If you watch the on-deck hitters while a new pitcher is warming up, you'll see them trying to sync up the timing of their first move with that of who they are about to face. As a defender, Rojas seeks to time up hitters in the same way, gearing up a bounce in his step so that he's landing in time to explode to the ball on contact, or "when he is landing ready to hit, I want to be landing as well." Continuing the hitter-like focus on his timing, Rojas will go back and review how well he timed opposing hitters upon an IPad. With time and dedication, it starts to serve as information on what direction to go in as well.

"What I do on offense, is I look at timing first before I look at any other mechanics, and so that's what I have to do for defense. Maybe I made a bad throw or maybe I booted a ball, but before any of that, let me see what my timing was," Rojas said. "When I have that timing perfect with a hitter, I can feel when he's early or when he's late. If I'm landing with him and he's getting his swing off, I can feel already that ball is probably going to be my left or right."

Everyone in spring training sounds like they're reinventing the wheel while just talking about perfect adherence to the sports fundamentals. There are 29 other coaching staffs scattered across Florida and Arizona telling their charges that if they were more engaged on the wind conditions, spray charts and how the pitcher was attacking in that at-bat, that half second of indecision about whether a soft opposite field flare was going over their head or not would have disappeared.
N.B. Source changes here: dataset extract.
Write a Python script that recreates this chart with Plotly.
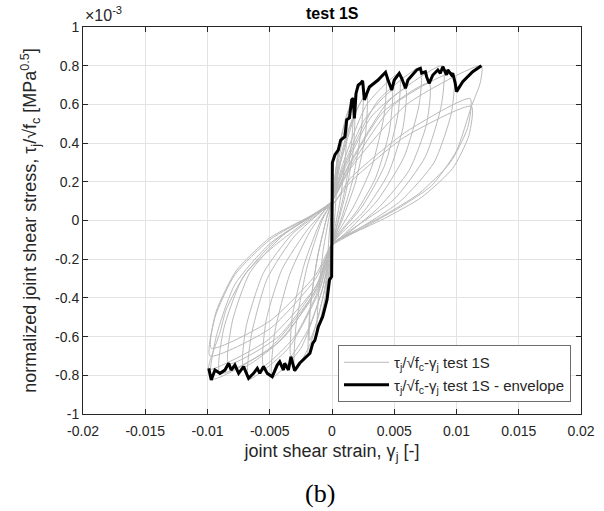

A benefit that the White Sox have is that improving upon last season's level of play doesn't require unprecedented reinvention. The level of offensive talent in camp does not look improved, the pitching talent present looks years away from its prime. But the 2024 reached unfathomable lows not just because of talent drain, but regularly providing bottom of the league performance in areas that they believe simply demand more attention, training and effort than what was being given. And they don't need to become best in the league in baserunning or first steps on defense to see a big difference.

"There's a lot of value in just being average," said Lee. "If you're an average baserunner, then you've just got to think a little bit ahead of time about trying to get to the next base. And that's what we're going to try to do."